His nephew, Robert Grosbard, told the newspaper that the director, a native of Belgium, died late Sunday or early Monday at NYU Langone Medical Center in New York. He had lived in Greenwich Village for years.
Grosbard was nominated for his first Tony in 1965 for The Subject Was Roses, Frank D. Gilroy’s Pulitzer Prize-winning drama about a soldier (Martin Sheen) returning from war to his parents (Irene Dailey and Tony winner Jack Albertson) in the Bronx. His second nom came in 1977 for the original Broadway production of David Mamet's American Buffalo, the junk shop-set drama that starred Duvall.
Grosbard directed Hoffman in Who Is Harry Kellerman and Why Is He Saying Those Terrible Things About Me? (1971) and Straight Time (1978) and helmed the 1968 screen adaptation of The Subject Was Roses, his feature debut that starred Sheen, Albertson and Patricia Neal.
Other credits include Falling in Love (1984), starring Robert De Niro and Meryl Streep; Georgia (1995), with Jennifer Jason Leigh and Mare Winningham as sisters; and The Deep End of the Ocean (1999), starring Michelle Pfeiffer and Treat Williams.
“Actors always ask, ‘What was the director like?’ and they say he was great if he leaves you alone,” Duvall told The Times. “Ulu was the kind of guy who wanted to see what you brought — and then we’d talk. He was very serious; he had keen perceptions about things.

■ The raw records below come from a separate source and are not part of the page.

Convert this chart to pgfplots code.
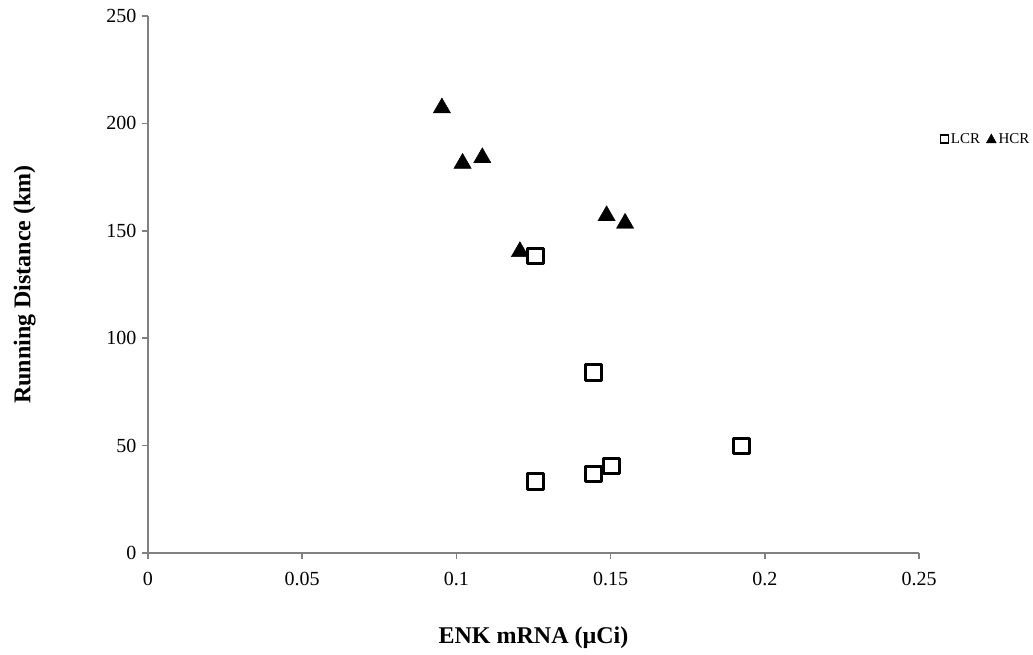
\documentclass[border=0pt]{standalone}
\usepackage{pgfplots}
\pgfplotsset{compat=1.18}
\usepackage{fontspec}
\setmainfont{Liberation Serif}
\begin{document}
\begin{tikzpicture}
\useasboundingbox (-148pt,-101pt) rectangle (885pt,553pt);
\begin{axis}[
  at={(0pt,0pt)}, anchor=south west,
  scale only axis, width=771pt, height=537pt,
  xmin=0, xmax=0.25, ymin=0, ymax=250,
  axis x line=bottom, axis y line=left,
  axis line style={-, draw=gray, line width=1.6pt},
  xtick={0,0.05,0.1,0.15,0.2,0.25},
  xticklabels={0,0.05,0.1,0.15,0.2,0.25},
  ytick={0,50,100,150,200,250},
  tick align=outside, major tick length=6pt,
  tick style={draw=gray, line width=1.6pt},
  ticklabel style={font=\fontsize{20}{20}\selectfont},
  /pgf/number format/assume math mode=true,
  xticklabel style={yshift=-10pt},
  yticklabel style={xshift=-2pt},
  xlabel={\textbf{ENK mRNA (µCi)}},
  ylabel={\textbf{Running Distance (km)}},
  label style={font=\fontsize{24}{24}\selectfont},
  x label style={at={(axis description cs:0.5,-0.158)}, anchor=center},
  y label style={at={(axis description cs:-0.16,0.5)}, anchor=center},
  legend style={at={(1.146,0.771)}, anchor=east, draw=none, fill=none,
    font=\fontsize{15}{15}\selectfont, inner sep=0pt,
    /tikz/every even column/.append style={column sep=4pt}},
  legend columns=2,
  legend cell align=left,
  clip=false,
]
\addplot[only marks, mark=square, mark size=7.8pt,
  mark options={line width=3.2pt, draw=black, fill=white, line join=round},
  legend image code/.code={\draw[line width=1.3pt, fill=white] (-4pt,-4pt) rectangle (4pt,4pt);}]
  coordinates {
  (0.1257,138.3)
  (0.1444,84.1)
  (0.1925,49.8)
  (0.1503,40.5)
  (0.1444,36.8)
  (0.1257,33.2)
};
\addlegendentry{LCR}
\addplot[only marks, mark=triangle*, mark size=10pt,
  mark options={draw=black, fill=black, line width=0.4pt},
  legend image code/.code={\fill[black] (-5pt,-4pt) -- (5pt,-4pt) -- (0pt,5pt) -- cycle;}]
  coordinates {
  (0.0953,207.2)
  (0.1020,181.4)
  (0.1084,184.0)
  (0.1487,157.0)
  (0.1547,153.5)
  (0.1206,140.3)
};
\addlegendentry{HCR}
\end{axis}
\end{tikzpicture}
\end{document}
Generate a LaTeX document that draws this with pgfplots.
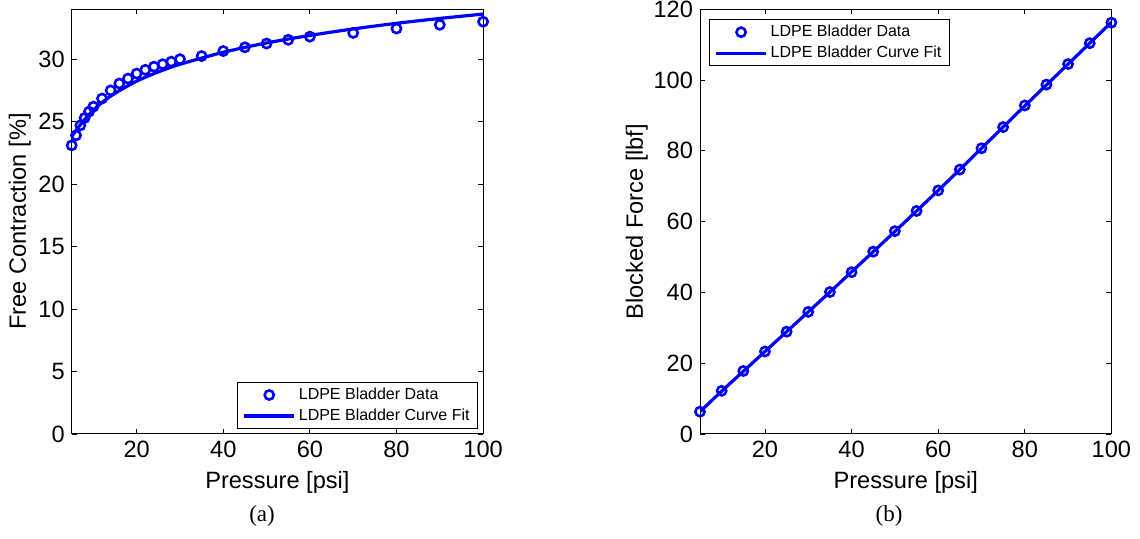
\documentclass[border=0pt]{standalone}
\usepackage{pgfplots}
\pgfplotsset{compat=1.18}
\usepackage{fontspec}
\setmainfont{Liberation Sans}
\newfontfamily\capfont{Liberation Serif}
\definecolor{mblue}{RGB}{0,0,255}

\pgfplotsset{
  panel/.style={
    scale only axis,
    width=205.7pt, height=212.4pt,
    xmin=5, xmax=100,
    xtick={20,40,60,80,100},
    tick align=inside,
    major tick length=2.5pt,
    tick style={black, line width=0.4pt},
    axis line style={black, line width=0.5pt},
    ticklabel style={font=\fontsize{11.8}{14}\selectfont},
    label style={font=\fontsize{11.8}{14}\selectfont},
    /pgf/number format/assume math mode=true,
    xlabel={Pressure [psi]},
    legend cell align=left,
    legend style={font=\fontsize{8}{10}\selectfont, draw=black, line width=0.5pt,
      inner xsep=2.5pt, inner ysep=1pt, row sep=0pt,
      nodes={inner sep=1.5pt, text height=6pt, text depth=1.5pt}},
  },
  datapts/.style={only marks, mark=o, mark size=2.3pt, color=mblue,
    mark options={line width=1.3pt},
    legend image code/.code={\draw[##1,mark repeat=2,mark phase=2] plot coordinates {(0pt,0pt) (12.5pt,0pt) (25pt,0pt)};}},
  fitline/.style={color=mblue, line width=1.6pt, no marks,
    legend image code/.code={\draw[##1] (0pt,0pt) -- (25pt,0pt);}},
}

\begin{document}
\begin{tikzpicture}
% (a) free contraction
\begin{axis}[panel,
  ymin=0, ymax=34, ytick={0,5,...,30},
  ylabel={Free Contraction [\%]},
  ylabel style={yshift=-3pt},
  legend style={at={(1,0)}, anchor=south east, xshift=-2.5pt, yshift=2.5pt},
  ]
\addplot[datapts] coordinates {
  (5,23.1) (6,23.9) (7,24.7) (8,25.3) (9,25.8) (10,26.2) (12,26.85)
  (14,27.5) (16,28.05) (18,28.45) (20,28.85) (22,29.15) (24,29.4)
  (26,29.6) (28,29.8) (30,30.0) (35,30.25) (40,30.65) (45,30.95)
  (50,31.25) (55,31.55) (60,31.8) (70,32.1) (80,32.45) (90,32.75) (100,33.0)
};
\addlegendentry{LDPE Bladder Data}
\addplot[fitline, smooth] coordinates {
  (5,23.8) (6,24.3) (7,24.75) (8,25.17) (10,25.92) (12,26.53) (15,27.27)
  (20,28.24) (25,28.98) (30,29.59) (40,30.55) (50,31.30) (60,31.90)
  (70,32.42) (80,32.87) (90,33.26) (100,33.61)
};
\addlegendentry{LDPE Bladder Curve Fit}
\end{axis}

% (b) blocked force
\begin{axis}[panel, at={(314.15pt,0pt)},
  ymin=0, ymax=120, ytick={0,20,...,120},
  ylabel={Blocked Force [lbf]},
  ylabel style={yshift=-4pt},
  legend style={at={(0,1)}, anchor=north west, xshift=4.5pt, yshift=-5pt},
  ]
\addplot[datapts] coordinates {
  (5,6.3) (10,12.2) (15,17.8) (20,23.3) (25,28.9) (30,34.5) (35,40.1)
  (40,45.7) (45,51.5) (50,57.3) (55,63.0) (60,68.8) (65,74.7) (70,80.7)
  (75,86.7) (80,92.8) (85,98.7) (90,104.5) (95,110.4) (100,116.2)
};
\addlegendentry{LDPE Bladder Data}
\addplot[fitline, smooth] coordinates {
  (5,6.3) (10,12.1) (15,17.7) (20,23.3) (25,28.9) (30,34.5) (35,40.1)
  (40,45.8) (45,51.5) (50,57.2) (55,63.0) (60,68.8) (65,74.7) (70,80.7)
  (75,86.7) (80,92.7) (85,98.6) (90,104.5) (95,110.4) (100,116.3)
};
\addlegendentry{LDPE Bladder Curve Fit}
\end{axis}

\node[font=\capfont\fontsize{11.5}{13}\selectfont] at (95.2pt,-41pt) {(a)};
\node[font=\capfont\fontsize{11.5}{13}\selectfont] at (408.7pt,-41pt) {(b)};

\pgfresetboundingbox
\path[use as bounding box] (-35.85pt,-52.5pt) rectangle (534.15pt,217pt);
\end{tikzpicture}
\end{document}
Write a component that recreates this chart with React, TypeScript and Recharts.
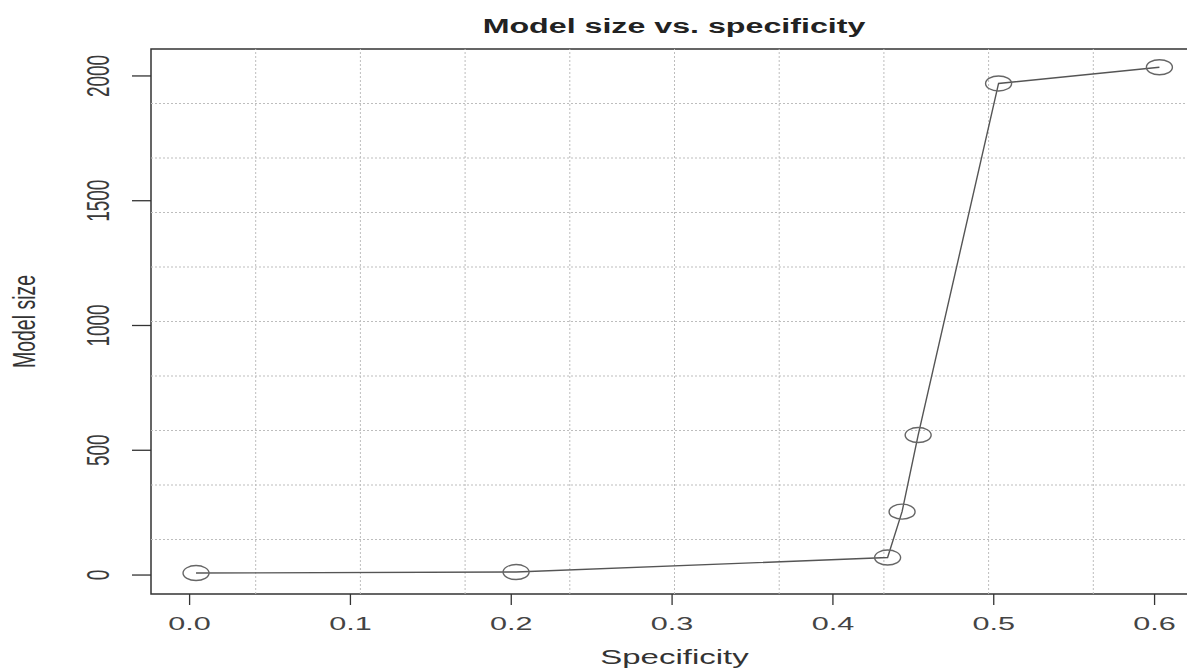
import React from 'react';
import {
  LineChart,
  Line,
  XAxis,
  YAxis,
  ReferenceLine,
  ReferenceArea,
} from 'recharts';

// values
const specificity = [0.004, 0.203, 0.434, 0.443, 0.453, 0.503, 0.603];
const modelSize = [8, 12, 70, 254, 561, 1970, 2035];

const xTicks = [0, 0.1, 0.2, 0.3, 0.4, 0.5, 0.6];
const yTicks = [0, 500, 1000, 1500, 2000];

const xDomain: [number, number] = [-0.024, 0.627];
const yDomain: [number, number] = [-76, 2108];

const chartData = specificity.map((x, i) => ({ x, y: modelSize[i] }));

// grid() style: plot region split into 10 equal parts
const splitDomain = (d: [number, number]) =>
  [1, 2, 3, 4, 5, 6, 7, 8, 9].map((k) => d[0] + (k * (d[1] - d[0])) / 10);
const gridX = splitDomain(xDomain);
const gridY = splitDomain(yDomain);

const FONT = '"Liberation Sans", Arial, sans-serif';
const STRETCH = 1.65; // source image is stretched horizontally

const XTick = (props: any) => {
  const { x, y, payload } = props;
  return (
    <text
      transform={`translate(${x},${y + 25}) scale(1.7,1)`}
      textAnchor="middle"
      fontSize={18}
      fontFamily={FONT}
      fill="#444"
    >
      {payload.value.toFixed(1)}
    </text>
  );
};

const YTick = (props: any) => {
  const { x, y, payload } = props;
  return (
    <text
      transform={`translate(${x - 23},${y}) scale(${STRETCH},1) rotate(-90)`}
      textAnchor="middle"
      fontSize={19}
      fontFamily={FONT}
      fill="#3a3a3a"
    >
      {payload.value}
    </text>
  );
};

const Dot = (props: any) => {
  const { cx, cy, index } = props;
  return (
    <ellipse
      key={`dot-${index}`}
      cx={cx}
      cy={cy}
      rx={13}
      ry={7.5}
      fill="none"
      stroke="#666"
      strokeWidth={1.4}
    />
  );
};

export default function App() {
  return (
    <div
      style={{
        position: 'absolute',
        left: 0,
        top: 0,
        width: 1187,
        height: 670,
        overflow: 'hidden',
        background: '#fff',
      }}
    >
      <div
        style={{
          position: 'absolute',
          left: 674,
          top: 17,
          transform: `translateX(-50%) scaleX(${STRETCH})`,
          fontFamily: FONT,
          fontWeight: 'bold',
          fontSize: 19.5,
          lineHeight: '19.5px',
          color: '#222',
          whiteSpace: 'nowrap',
        }}
      >
        Model size vs. specificity
      </div>
      <LineChart
        width={1214}
        height={670}
        data={chartData}
        margin={{ top: 49, right: 16, bottom: 0, left: 0 }}
        style={{ position: 'absolute', left: 0, top: 0 }}
      >
        {gridX.map((g) => (
          <ReferenceLine
            key={`gx-${g}`}
            x={g}
            stroke="#bdbdbd"
            strokeDasharray="2 2"
          />
        ))}
        {gridY.map((g) => (
          <ReferenceLine
            key={`gy-${g}`}
            y={g}
            stroke="#bdbdbd"
            strokeDasharray="2 2"
          />
        ))}
        <ReferenceArea
          x1={xDomain[0]}
          x2={xDomain[1]}
          y1={yDomain[0]}
          y2={yDomain[1]}
          fill="none"
          stroke="#333"
          strokeWidth={1.5}
        />
        <XAxis
          type="number"
          dataKey="x"
          domain={xDomain}
          allowDataOverflow
          ticks={xTicks}
          height={76}
          axisLine={false}
          tickSize={11}
          tickMargin={0}
          tickLine={{ stroke: '#333', strokeWidth: 1.3 }}
          tick={<XTick />}
          label={{
            content: (p: any) => {
              const vb = p.viewBox;
              return (
                <text
                  transform={`translate(${vb.x + vb.width / 2},${vb.y + 70}) scale(${STRETCH},1)`}
                  textAnchor="middle"
                  fontSize={20}
                  fontFamily={FONT}
                  fill="#333"
                >
                  Specificity
                </text>
              );
            },
          }}
        />
        <YAxis
          type="number"
          dataKey="y"
          domain={yDomain}
          allowDataOverflow
          ticks={yTicks}
          width={151}
          axisLine={false}
          tickSize={19}
          tickMargin={0}
          tickLine={{ stroke: '#333', strokeWidth: 1.3 }}
          tick={<YTick />}
          label={{
            content: (p: any) => {
              const vb = p.viewBox;
              return (
                <text
                  transform={`translate(35,${vb.y + vb.height / 2}) scale(${STRETCH},1) rotate(-90)`}
                  textAnchor="middle"
                  fontSize={19.5}
                  fontFamily={FONT}
                  fill="#333"
                >
                  Model size
                </text>
              );
            },
          }}
        />
        <Line
          type="linear"
          dataKey="y"
          stroke="#555"
          strokeWidth={1.4}
          dot={<Dot />}
          activeDot={false}
          isAnimationActive={false}
        />
      </LineChart>
    </div>
  );
}
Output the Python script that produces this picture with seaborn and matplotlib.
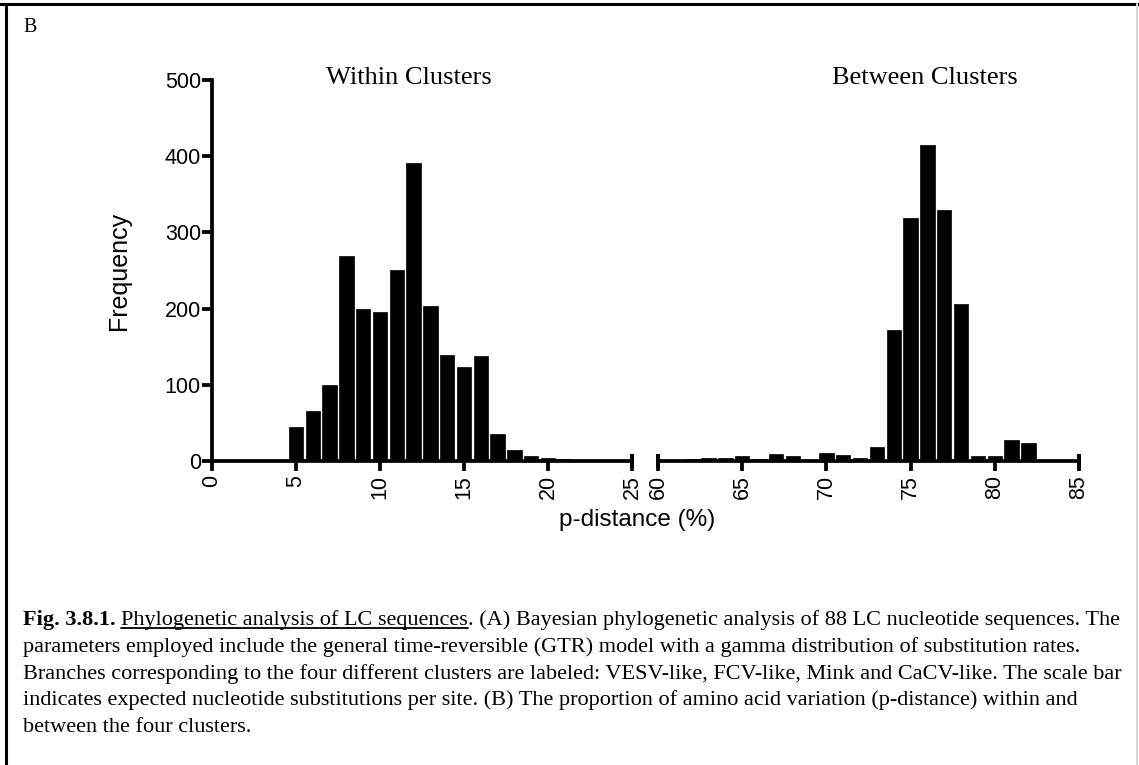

He was a pretty intellectual guy, and I’m OK. But there was a balance there between us. We hit it off right from the start.”
Grosbard and Duvall worked together on stage in 1962's The Days and Nights of Beebee Fenstermaker, a 1965 revival of Arthur Miller's A View From the Bridge and the 1981 L.A. cop film True Confessions.
Grosbard, who worked as a diamond cutter in Havana as a youngster when his family fled Belgium during World War II, also served as an assistant director on such films as Robert Rossen's The Hustler (1961), Elia Kazan's Splendor in the Grass (1961) and Arthur Penn's The Miracle Worker (1962).